Ich weiß nicht, was am Schlimmsten ist. Das Gefühl, von der ganzen Situation völlig überrollt worden zu sein, und - von fachlicher Seite aus - nicht gerade gut betreut worden zu sein. Das Gefühl, Mutter zu sein, aber keine sein zu können... Die Bilder, die ich nicht mehr aus dem Kopf bekomme... Das Unverständnis, das einem viele entgegen bringen ("es muss doch langsam mal gut sein")... Aber ich war schwanger, auch wenn es "nur kurz" war, ich habe dieses winzige Kind geliebt, und wir haben uns sehr darauf gefreut, und völlig unerwartet war alles wieder vorbei... Ja, man kann es wieder versuchen, aber das ändert nichts daran, ein Kind verloren zu haben. Die Angst davor, es erneut erleben zu müssen, ist groß.

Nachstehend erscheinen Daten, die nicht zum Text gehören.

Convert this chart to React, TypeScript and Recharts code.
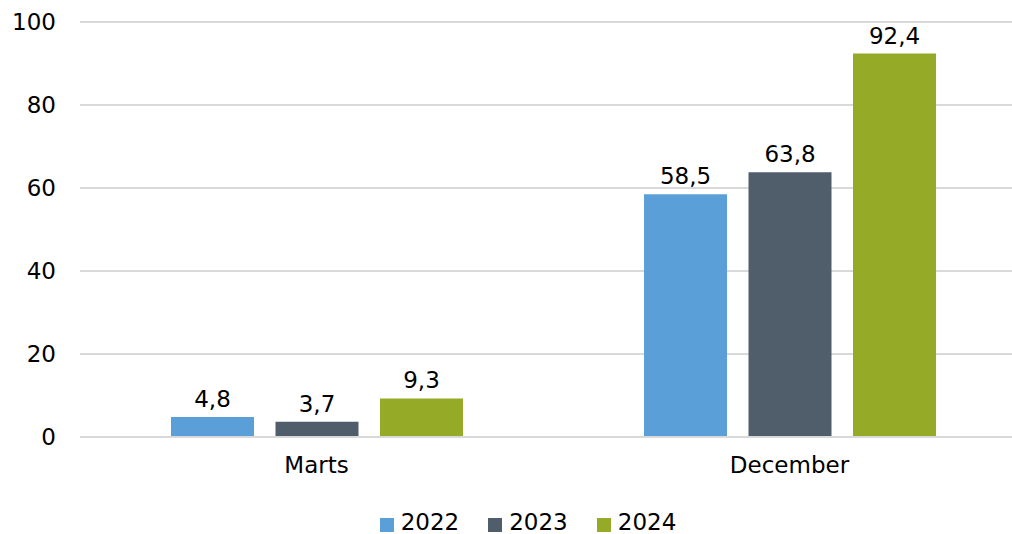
import React from "react";
import { BarChart, Bar, XAxis, YAxis, CartesianGrid, Legend, LabelList } from "recharts";

const categories = ["Marts", "December"];
const values2022 = [4.8, 58.5];
const values2023 = [3.7, 63.8];
const values2024 = [9.3, 92.4];
const yTicks = [0, 20, 40, 60, 80, 100];

const seriesNames = ["2022", "2023", "2024"];
const colors = ["#5B9FD9", "#505E6C", "#95AB28"];

const data = categories.map((c, i) => ({
  name: c,
  "2022": values2022[i],
  "2023": values2023[i],
  "2024": values2024[i],
}));

const FONT = "'DejaVu Sans', Verdana, sans-serif";
const FS = 23;
const fmt = (v: any) => String(v).replace(".", ",");

const LegendContent = () => (
  <div style={{ display: "flex", justifyContent: "center", fontFamily: FONT, fontSize: FS, color: "#000", paddingTop: 12, paddingLeft: 30, lineHeight: "26px" }}>
    {seriesNames.map((n, i) => (
      <div key={n} style={{ display: "flex", alignItems: "center", marginRight: i < 2 ? 29 : 0 }}>
        <span style={{ display: "inline-block", width: 14, height: 14, background: colors[i], marginRight: 7, marginTop: 5 }} />
        <span>{n}</span>
      </div>
    ))}
  </div>
);

export default function App() {
  return (
    <div style={{ position: "fixed", left: 0, top: 0, width: 1012, height: 534, overflow: "hidden", background: "#fff" }}>
      <BarChart
        width={1030}
        height={534}
        data={data}
        margin={{ top: 22, right: 4, bottom: 0, left: 0 }}
        barGap={21.5}
        barSize={83}
      >
        <CartesianGrid vertical={false} stroke="#d9d9d9" strokeWidth={2} />
        <XAxis
          dataKey="name"
          axisLine={{ stroke: "#d9d9d9", strokeWidth: 2 }}
          tickLine={false}
          tickSize={0}
          tickMargin={20}
          height={60}
          tick={{ fontFamily: FONT, fontSize: FS, fill: "#000" }}
        />
        <YAxis
          domain={[0, 100]}
          ticks={yTicks}
          axisLine={false}
          tickLine={false}
          tickSize={0}
          tickMargin={24}
          width={80}
          tick={{ fontFamily: FONT, fontSize: FS, fill: "#000" }}
        />
        <Legend verticalAlign="bottom" height={37} content={<LegendContent />} />
        {seriesNames.map((n, i) => (
          <Bar key={n} dataKey={n} fill={colors[i]} isAnimationActive={false}>
            <LabelList dataKey={n} position="top" offset={10} formatter={fmt} style={{ fontFamily: FONT, fontSize: FS, fill: "#000" }} />
          </Bar>
        ))}
      </BarChart>
    </div>
  );
}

Seit ich mich mit dem Thema Ängste und Depressionen beschäftigen musste, habe ich bemerkt, dass dies immer noch ein Tabu-Thema ist. Nun habe ich festgestellt, dass das Thema "Fehlgeburt" ein noch viel größeres Tabu ist. Und genau deshalb will ich auch darüber sprechen. Es ist schwierig für mich, schwieriger als beim Thema Depressionen, aber es ist wichtig. Auch das kann zum Leben dazugehören und ich möchte es nicht verstecken. Es ist nun Teil unserer Geschichte, und wir werden unser Sternchen nie vergessen.

Kommentare

  1. Hallo Du Liebe, das Du / Ihr diese Erfahrung machen musstest tut mir furchtbar leid es ist ganz entsetzlich und ich denke da spielt es keine Rolle wie lange die Schwangerschaft letztendlich gedauert hat. Es war euer Kind und das muss man dann ausschaben lassen. Auch dies ist ein Tabuthema weil die Menschen nicht wissen wie sie damit umgehen sollen. Leider bin ich derzeit selber in der Klinik, aber wenn Du reden möchtest bin ich jederzeit da. Es gibt ja schließlich Telefon. Und ja, du / ihr dürft, und müsst eigentlich auch , trauern. Ich denke an euer Sternenkind.